Insoluble gasses may form nanobubbles that are stable indefinitely in water. For soluble gasses, the pressure inside gas cavities is inversely proportional to their diameter and given by the Laplace equation,

Pin  = Pout  +  4γ/d
Pexcess = 4γ/d

where Pin and Pout are the respective cavity internal and external pressures, γ is the surface tension (N ˣ m-1), and d is the cavity diameter (m). The atmospheric pressure and the depth of the bubble govern the external pressure. Thus 10 µm and 100 µm bubbles contain gas at about 1.3 and 1.03 bar respectively in water.
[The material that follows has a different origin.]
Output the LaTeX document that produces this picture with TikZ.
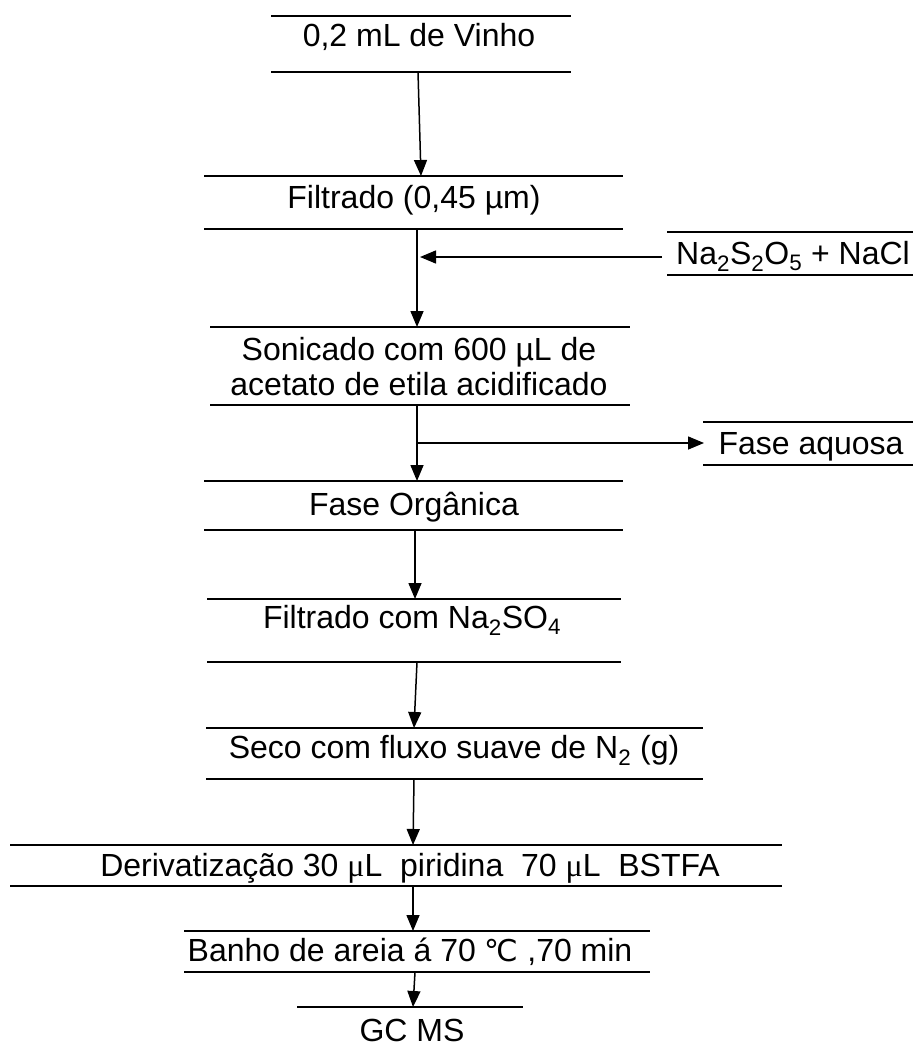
\documentclass[tikz,border=0pt]{standalone}
\usepackage{fontspec}
\setmainfont{Liberation Sans}
\newfontfamily\greekserif{Liberation Serif}
\newfontfamily\dejavu{DejaVu Sans}
\usetikzlibrary{arrows.meta}
\begin{document}
\begin{tikzpicture}[x=1pt,y=-1pt,
  rule/.style={line width=2.4pt},
  flow/.style={line width=1.5pt,-{Triangle[length=16pt,width=13pt]}},
  lbl/.style={anchor=base,inner sep=0pt,font=\fontsize{32}{36}\selectfont}]
\useasboundingbox (0,0) rectangle (913,1046);

% box 1
\draw[rule] (271,16) -- (571,16);
\draw[rule] (271,72) -- (571,72);
\node[lbl] (t1) at (419,47) {0,2 mL de Vinho};
% box 2
\draw[rule] (204,176) -- (623,176);
\draw[rule] (204,229) -- (623,229);
\node[lbl] (t2) at (414,208) {Filtrado (0,45 µm)};
% reagent box
\draw[rule] (667,232) -- (913,232);
\draw[rule] (667,275) -- (913,275);
\node[lbl] (na) at (793,264) {Na\textsubscript{2}S\textsubscript{2}O\textsubscript{5} + NaCl};
% box 3
\draw[rule] (210,327) -- (630,327);
\draw[rule] (210,405) -- (630,405);
\node[lbl] (t3a) at (419,360) {Sonicado com 600 µL de};
\node[lbl] (t3b) at (419,395) {acetato de etila acidificado};
% aqueous phase box
\draw[rule] (703,422) -- (913,422);
\draw[rule] (703,465) -- (913,465);
\node[lbl] (fa) at (811,454) {Fase aquosa};
% box 4
\draw[rule] (204,481) -- (623,481);
\draw[rule] (204,530) -- (623,530);
\node[lbl] (t4) at (414,515) {Fase Orgânica};
% box 5
\draw[rule] (207,599) -- (621,599);
\draw[rule] (207,662) -- (621,662);
\node[lbl] (t5) at (412,628) {Filtrado com Na\textsubscript{2}SO\textsubscript{4}};
% box 6
\draw[rule] (206,728) -- (703,728);
\draw[rule] (206,779) -- (703,779);
\node[lbl] (t6) at (454,758) {Seco com fluxo suave de N\textsubscript{2} (g)};
% box 7
\draw[rule] (10,845) -- (782,845);
\draw[rule] (10,886) -- (782,886);
\node[lbl] (t7) at (410,876) {Derivatização 30 {\greekserif μ}L\ \ piridina\ \ 70 {\greekserif μ}L\ \ BSTFA};
% box 8
\draw[rule] (184,931) -- (650,931);
\draw[rule] (184,972) -- (650,972);
\node[lbl] (t8) at (410,961) {Banho de areia á 70 {\dejavu\fontsize{30}{34}\selectfont ℃} ,70 min};
% box 9
\draw[rule] (297,1007) -- (523,1007);
\node[lbl] (t9) at (412,1041) {GC MS};

% connector end points
\coordinate (s1) at (418,72);   \coordinate (e1) at (421,176);
\coordinate (s2) at (417,229);  \coordinate (e2) at (417,327);
\coordinate (s3) at (662,257);  \coordinate (e3) at (420,257);
\coordinate (s4) at (417,405);  \coordinate (e4) at (417,481);
\coordinate (s5) at (418,443);  \coordinate (e5) at (704,443);
\coordinate (s6) at (415,530);  \coordinate (e6) at (415,599);
\coordinate (s7) at (417,662);  \coordinate (e7) at (414,728);
\coordinate (s8) at (414,779);  \coordinate (e8) at (413,845);
\coordinate (s9) at (413,886);  \coordinate (e9) at (413,931);
\coordinate (s10) at (415,972); \coordinate (e10) at (413,1007);

\draw[flow] (s1) -- (e1);
\draw[flow] (s2) -- (e2);
\draw[flow] (s3) -- (e3);
\draw[flow] (s4) -- (e4);
\draw[flow] (s5) -- (e5);
\draw[flow] (s6) -- (e6);
\draw[flow] (s7) -- (e7);
\draw[flow] (s8) -- (e8);
\draw[flow] (s9) -- (e9);
\draw[flow] (s10) -- (e10);
\end{tikzpicture}
\end{document}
Where the external pressure is negative and surfactant is present, such as within long-distance water transport in the xylem of plants, stable water-vapor-containing nanobubbles are formed.

 

This Laplace equation is simply derived by equating the free energy change on increasing the surface area of a spherical cavity

= γΔA = 4πγ(r+δr)2 - 4πγr2

to the pressure-volume work

= ΔPΔV = ΔP(4/3)π(r+δr)3 - ΔP(4/3)πr3

 

For nanobubbles the calculated internal gas pressure should cause their almost instantaneous dissolution using early theory , i but as nanobubbles are now known to exist for long periods, this basic theory must be insufficient. It is not certain that the Laplace equation holds at very small radii but it does hold for H2 nanobubbles above 10-nm radius. It has been shown that surface tension may increase almost 20-fold to 1.3 N ˣ m-1 for 150 nm diameter droplets in the absence of other effectors such as surface charge. Thus, the Laplace equation appears correct down to about a nanometer or so, below which a small correction must be applied. However, there may well be further contributions to the work required, due to the removal of surface-bound material, as the surface area contracts that would lower the excess pressure. In the absence of any other surface effects such as solute interactions or charges, the excess pressures expected in a 50 nm radius spherical nanobubble and a 50 nm diameter surface nanobubble (rS = 50 nm, r = 1000 nm), due to the surface tension minimizing the cavity surface, are 5.8 MPa and 0.14 MPa respectively. It has been proposed that supersaturation around the nanobubbles may significantly lower the surface tension, so allowing stable nanobubbles.

 

The pressure within nanobubbles is affected by other factors and is possibly much lower than expected from the Laplace equation. The gas-liquid interface of bubbles may be deliberately (or fortuitously) coated with surface-active materials, such as protein or detergent, that lower the surface tension and hence the excess pressure so stabilizing the bubbles. The presence and concentration of surface active agents regulate the bubbles size. Such coated microbubbles/nanobubbles are used as ultrasound contrast agents or for targeted drug delivery.

 

An increase in static pressure on bulk nanobubbles caused their number concentration to decrease but their mean size to increase,. Both these parameters undergo partial recoveries on the release of the pressure.